[Data shown start]

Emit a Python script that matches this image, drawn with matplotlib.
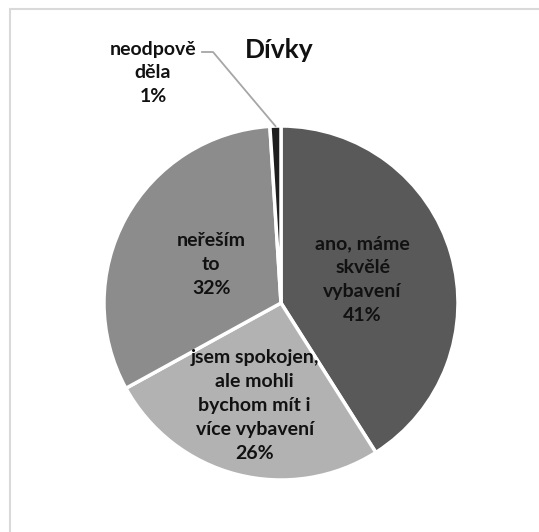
import numpy as np
import matplotlib.pyplot as plt
from matplotlib.patches import Rectangle

plt.rcParams["font.family"] = ["Lato", "DejaVu Sans"]

title = "Dívky"
labels = [
    "ano, máme\nskvělé\nvybavení",
    "jsem spokojen,\nale mohli\nbychom mít i\nvíce vybavení",
    "neřeším\nto",
    "neodpově\nděla",
]
shares = [41, 26, 32, 1]
colors = ["#595959", "#b2b2b2", "#8c8c8c", "#1e1e1e"]
label_dist = [0.48, 0.60, 0.45, None]

W, H = 539, 532
fig = plt.figure(figsize=(W / 100, H / 100), dpi=100)
ax = fig.add_axes([0, 0, 1, 1])

# chart frame (only top/left edges fall inside the image)
ax.add_patch(Rectangle((9.5, -20), W + 40, H - 8.5 + 20, fill=False,
                       edgecolor="#d9d9d9", linewidth=1.5))

cx, cy, R = 281, H - 303, 177
wedges, _ = ax.pie(shares, colors=colors, startangle=90, counterclock=False,
                   center=(cx, cy), radius=R, frame=True,
                   wedgeprops=dict(edgecolor="white", linewidth=2.5))
ax.set_xlim(0, W)
ax.set_ylim(0, H)
ax.set_aspect("equal")
ax.axis("off")

for w, lab, val, d in zip(wedges, labels, shares, label_dist):
    mid = np.deg2rad((w.theta1 + w.theta2) / 2)
    text = f"{lab}\n{val}%"
    if d is not None:
        ax.text(cx + d * R * np.cos(mid), cy + d * R * np.sin(mid), text,
                ha="center", va="center", fontsize=14, fontweight="bold",
                color="#111111", linespacing=1.5)
    else:
        # small slice: label outside with a leader line
        ex, ey = cx + R * np.cos(mid), cy + R * np.sin(mid)
        ax.text(153, H - 73, text, ha="center", va="center", fontsize=14,
                fontweight="bold", color="#111111", linespacing=1.5)
        ax.plot([202, 213, ex], [H - 52, H - 52, ey], color="#a6a6a6",
                linewidth=1.3)

ax.text(279, H - 50, title, ha="center", va="center", fontsize=19,
        fontweight="bold", color="#111111")

fig.savefig("out.png", dpi=100)
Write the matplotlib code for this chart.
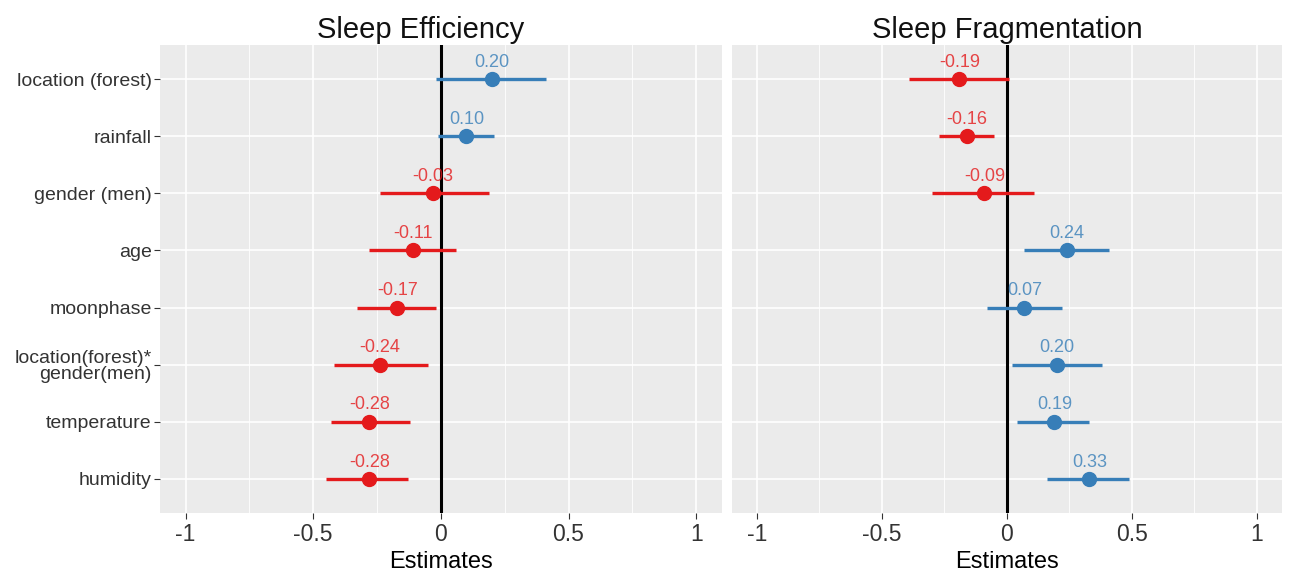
import matplotlib
matplotlib.use("Agg")
import matplotlib.pyplot as plt
from matplotlib.ticker import MultipleLocator

plt.rcParams['font.family'] = ['Liberation Sans', 'DejaVu Sans']

terms = ["location (forest)", "rainfall", "gender (men)", "age", "moonphase",
         "location(forest)*\ngender(men)", "temperature", "humidity"]

se_est = [0.20, 0.10, -0.03, -0.11, -0.17, -0.24, -0.28, -0.28]
se_lo = [-0.02, -0.01, -0.24, -0.28, -0.33, -0.42, -0.43, -0.45]
se_hi = [0.41, 0.21, 0.19, 0.06, -0.02, -0.05, -0.12, -0.13]

sf_est = [-0.19, -0.16, -0.09, 0.24, 0.07, 0.20, 0.19, 0.33]
sf_lo = [-0.39, -0.27, -0.30, 0.07, -0.08, 0.02, 0.04, 0.16]
sf_hi = [0.01, -0.05, 0.11, 0.41, 0.22, 0.38, 0.33, 0.49]

titles = ["Sleep Efficiency", "Sleep Fragmentation"]
xticks = [-1, -0.5, 0, 0.5, 1]
xticklabels = ["-1", "-0.5", "0", "0.5", "1"]

RED = "#E41A1C"
BLUE = "#377EB8"

fig = plt.figure(figsize=(12.91, 5.74), dpi=100)
axes = [fig.add_axes([0.124, 0.106, 0.435, 0.816]),
        fig.add_axes([0.567, 0.106, 0.426, 0.816])]
title_x = [0.464, 0.5]

n = len(terms)
ypos = list(range(n, 0, -1))

for ax, title, tx, est, lo, hi, show_y in zip(axes, titles, title_x, [se_est, sf_est],
                                               [se_lo, sf_lo], [se_hi, sf_hi], [True, False]):
    ax.set_facecolor("#EBEBEB")
    for s in ax.spines.values():
        s.set_visible(False)
    ax.set_xlim(-1.1, 1.1)
    ax.set_ylim(0.4, n + 0.6)
    ax.xaxis.set_minor_locator(MultipleLocator(0.25))
    ax.set_xticks(xticks)
    ax.set_xticklabels(xticklabels)
    ax.grid(which="major", color="white", linewidth=1.2, zorder=0)
    ax.grid(which="minor", axis="x", color="white", linewidth=0.6, zorder=0)
    ax.set_axisbelow(True)
    ax.tick_params(axis="x", which="minor", length=0)
    ax.tick_params(axis="x", which="major", length=4, color="#333333",
                   labelsize=16.5, labelcolor="#333333", pad=3)
    ax.set_yticks(ypos)
    if show_y:
        ax.set_yticklabels(terms)
        ax.tick_params(axis="y", length=4, color="#333333", labelsize=14,
                       labelcolor="#333333", pad=2)
        for lab in ax.get_yticklabels():
            lab.set_linespacing(0.95)
    else:
        ax.set_yticklabels([])
        ax.tick_params(axis="y", length=0)
    ax.axvline(0, color="black", linewidth=2.2, zorder=2)
    for y, e, l, h in zip(ypos, est, lo, hi):
        c = BLUE if e > 0 else RED
        ax.plot([l, h], [y, y], color=c, linewidth=2.4, solid_capstyle="butt", zorder=3)
        ax.plot([e], [y], marker="o", markersize=10, color=c, zorder=4)
        ax.annotate(f"{e:.2f}", (e, y), xytext=(0, 6), textcoords="offset points",
                    ha="center", va="bottom", fontsize=13, color=c, alpha=0.8, zorder=5)
    ax.set_title(title, fontsize=21, color="#111111", pad=5, x=tx)
    ax.set_xlabel("Estimates", fontsize=17, color="black", labelpad=4)

fig.savefig("out.png", dpi=100, facecolor="white")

[Data shown end]

> _Given request_: Quote only the lines running from the line with "Write the matplotlib code for this chart." to the line with "ypos = list(range(n, 0, -1))", ends included, exactly as they appear and without the pictures.

> _Answer to the exercise_:
Write the matplotlib code for this chart.
import matplotlib
matplotlib.use("Agg")
import matplotlib.pyplot as plt
from matplotlib.ticker import MultipleLocator

plt.rcParams['font.family'] = ['Liberation Sans', 'DejaVu Sans']

terms = ["location (forest)", "rainfall", "gender (men)", "age", "moonphase",
         "location(forest)*\ngender(men)", "temperature", "humidity"]

se_est = [0.20, 0.10, -0.03, -0.11, -0.17, -0.24, -0.28, -0.28]
se_lo = [-0.02, -0.01, -0.24, -0.28, -0.33, -0.42, -0.43, -0.45]
se_hi = [0.41, 0.21, 0.19, 0.06, -0.02, -0.05, -0.12, -0.13]

sf_est = [-0.19, -0.16, -0.09, 0.24, 0.07, 0.20, 0.19, 0.33]
sf_lo = [-0.39, -0.27, -0.30, 0.07, -0.08, 0.02, 0.04, 0.16]
sf_hi = [0.01, -0.05, 0.11, 0.41, 0.22, 0.38, 0.33, 0.49]

titles = ["Sleep Efficiency", "Sleep Fragmentation"]
xticks = [-1, -0.5, 0, 0.5, 1]
xticklabels = ["-1", "-0.5", "0", "0.5", "1"]

RED = "#E41A1C"
BLUE = "#377EB8"

fig = plt.figure(figsize=(12.91, 5.74), dpi=100)
axes = [fig.add_axes([0.124, 0.106, 0.435, 0.816]),
        fig.add_axes([0.567, 0.106, 0.426, 0.816])]
title_x = [0.464, 0.5]

n = len(terms)
ypos = list(range(n, 0, -1))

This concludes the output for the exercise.